La Politique Agricole Commune (PAC) doit être repensée pour répondre aux défis du XXIe siècle. Il est urgent de conditionner les aides financières aux fermes qui se lancent dans des pratiques agroécologiques et qui respectent des critères environnementaux stricts. L’agriculture européenne a besoin de soutien pour faire face à la concurrence mondiale, mais ce soutien doit être orienté vers des solutions durables et équitables. Cela nécessite une refonte complète de la PAC, qui doit intégrer des critères de durabilité à tous les niveaux, et non simplement se concentrer sur des aides directes sans contreparties.

Solidarité internationale et mesures miroirs : harmoniser les standards agricoles mondiaux

Les mesures miroirs ne doivent pas être uniquement un instrument de protection des producteurs européens. Elles doivent également être vues comme un outil de solidarité internationale. L’UE a la responsabilité d’accompagner certains pays tiers dans l’amélioration de leurs standards agricoles pour qu'ils puissent continuer à accéder au marché européen.
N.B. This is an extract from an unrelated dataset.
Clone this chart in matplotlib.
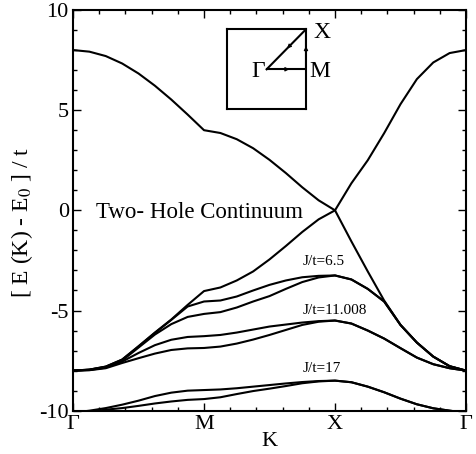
import numpy as np
import matplotlib
matplotlib.use('Agg')
import matplotlib.pyplot as plt

plt.rcParams['font.family'] = ['Liberation Serif', 'DejaVu Serif']
plt.rcParams['mathtext.fontset'] = 'stix'
plt.rcParams['axes.unicode_minus'] = False

# path Gamma -> M -> X -> Gamma, 8 steps per segment
k = np.linspace(0, 3, 25)
k_ticks = [0, 1, 2, 3]
k_labels = ['Γ', 'M', 'X', 'Γ']

# edges of the two-hole continuum
upper_edge = [8.0, 7.92, 7.7, 7.33, 6.83, 6.22, 5.53, 4.78, 4.0,
              3.86, 3.55, 3.1, 2.52, 1.86, 1.15, 0.5, 0.0,
              -1.55, -3.05, -4.5, -5.72, -6.6, -7.3, -7.78, -8.0]
lower_edge = [-8.0, -7.95, -7.8, -7.45, -6.78, -6.1, -5.45, -4.72, -4.03,
              -3.85, -3.5, -3.05, -2.45, -1.78, -1.08, -0.45, 0.0,
              1.35, 2.5, 3.85, 5.3, 6.55, 7.38, 7.85, 8.0]

# bound states, two branches per J/t
j65_a = [-8.0, -7.95, -7.8, -7.45, -6.8, -6.12, -5.47, -4.8, -4.55,
         -4.5, -4.3, -4.0, -3.72, -3.5, -3.34, -3.27, -3.25,
         -3.45, -3.92, -4.55, -5.72, -6.6, -7.3, -7.78, -8.0]
j65_b = [-8.0, -7.96, -7.82, -7.5, -6.85, -6.2, -5.68, -5.32, -5.17,
         -5.08, -4.85, -4.55, -4.28, -3.92, -3.58, -3.35, -3.25,
         -3.45, -3.92, -4.55, -5.72, -6.6, -7.3, -7.78, -8.0]
j11_a = [-8.0, -7.97, -7.85, -7.55, -7.12, -6.73, -6.46, -6.32, -6.28,
         -6.22, -6.1, -5.95, -5.8, -5.7, -5.6, -5.53, -5.5,
         -5.65, -6.0, -6.4, -6.88, -7.35, -7.68, -7.88, -8.0]
j11_b = [-8.0, -7.98, -7.88, -7.62, -7.38, -7.15, -6.97, -6.89, -6.87,
         -6.8, -6.65, -6.45, -6.22, -5.97, -5.72, -5.56, -5.5,
         -5.65, -6.0, -6.4, -6.88, -7.35, -7.68, -7.88, -8.0]
j17_a = [-10.1, -10.0, -9.87, -9.7, -9.5, -9.27, -9.1, -9.0, -8.97,
         -8.94, -8.88, -8.8, -8.72, -8.64, -8.57, -8.52, -8.5,
         -8.58, -8.8, -9.08, -9.4, -9.68, -9.88, -10.0, -10.1]
j17_b = [-10.1, -10.05, -9.95, -9.87, -9.76, -9.64, -9.54, -9.46, -9.42,
         -9.33, -9.17, -9.02, -8.9, -8.77, -8.63, -8.54, -8.5,
         -8.58, -8.8, -9.08, -9.4, -9.68, -9.88, -10.0, -10.1]

fig = plt.figure(figsize=(4.76, 4.54), dpi=100)
ax = fig.add_axes([0.1534, 0.0954, 0.8256, 0.8826])

for y in [upper_edge, lower_edge, j65_a, j65_b, j11_a, j11_b, j17_a, j17_b]:
    ax.plot(k, y, color='black', lw=1.5, solid_joinstyle='round')

ax.set_xlim(0, 3)
ax.set_ylim(-10, 10)
ax.set_xticks(k_ticks)
ax.set_xticklabels(k_labels)
ax.set_xticks(np.arange(0, 3.01, 0.2), minor=True)
ax.set_yticks([-10, -5, 0, 5, 10])
ax.set_yticks(np.arange(-10, 10.1, 1), minor=True)
ax.tick_params(which='both', direction='in', top=True, right=True,
               labelsize=16, width=1)
ax.tick_params(which='major', length=6, pad=3)
ax.tick_params(which='minor', length=3)
for s in ax.spines.values():
    s.set_linewidth(1.5)

ax.set_xlabel('K', fontsize=16, labelpad=-1)
ax.set_ylabel(r'[ E (K) - E$_{\rm 0}$ ] / t', fontsize=17)
ax.yaxis.set_label_coords(-0.097, 0.47)

ax.text(0.175, -0.1, 'Two- Hole Continuum', fontsize=16.5, va='center', ha='left')
ax.text(1.91, -2.55, 'J/t=6.5', fontsize=11, ha='center', va='center')
ax.text(2.0, -5.0, 'J/t=11.008', fontsize=11, ha='center', va='center')
ax.text(1.9, -7.9, 'J/t=17', fontsize=11, ha='center', va='center')

# inset: Brillouin zone path
ins = fig.add_axes([0.4775, 0.7593, 0.1653, 0.1762])
ins.set_xlim(-1, 1)
ins.set_ylim(-1, 1)
ins.set_xticks([])
ins.set_yticks([])
for s in ins.spines.values():
    s.set_linewidth(1.5)
ins.plot([0, 1], [0, 0], color='black', lw=1.5)
ins.plot([1, 1], [0, 1], color='black', lw=1.5)
ins.plot([0, 1], [0, 1], color='black', lw=1.5)
arrow = dict(arrowstyle='-|>', color='black', lw=0.8, mutation_scale=6)
ins.annotate('', xy=(0.58, 0), xytext=(0.45, 0), arrowprops=arrow)
ins.annotate('', xy=(1, 0.58), xytext=(1, 0.45), arrowprops=arrow)
ins.annotate('', xy=(0.47, 0.47), xytext=(0.6, 0.6), arrowprops=arrow)
ins.text(-0.05, -0.05, 'Γ', fontsize=17, ha='right', va='center')
ins.text(1.08, -0.05, 'M', fontsize=17, ha='left', va='center', clip_on=False)
ins.text(1.41, 0.92, 'X', fontsize=17, ha='center', va='center', clip_on=False)

plt.savefig('out.png', dpi=100)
Cela passe par une aide financière ciblée et un accompagnement pour élever les exigences de production tout en permettant un commerce équitable et juste.

Enfin, il est crucial que l’Europe engage une véritable transition pour soutenir ses agriculteurs. Cela ne peut se faire sans garantir que les producteurs européens vivent dignement de leur travail. La répartition équitable de la valeur et la lutte contre les asymétries de pouvoir dans les filières agroalimentaires sont des priorités pour éviter une course effrénée à la compétitivité. Les décisions politiques actuelles risquent de maintenir un système où les agriculteurs sont les grandes victimes, au détriment de la durabilité et de la santé publique.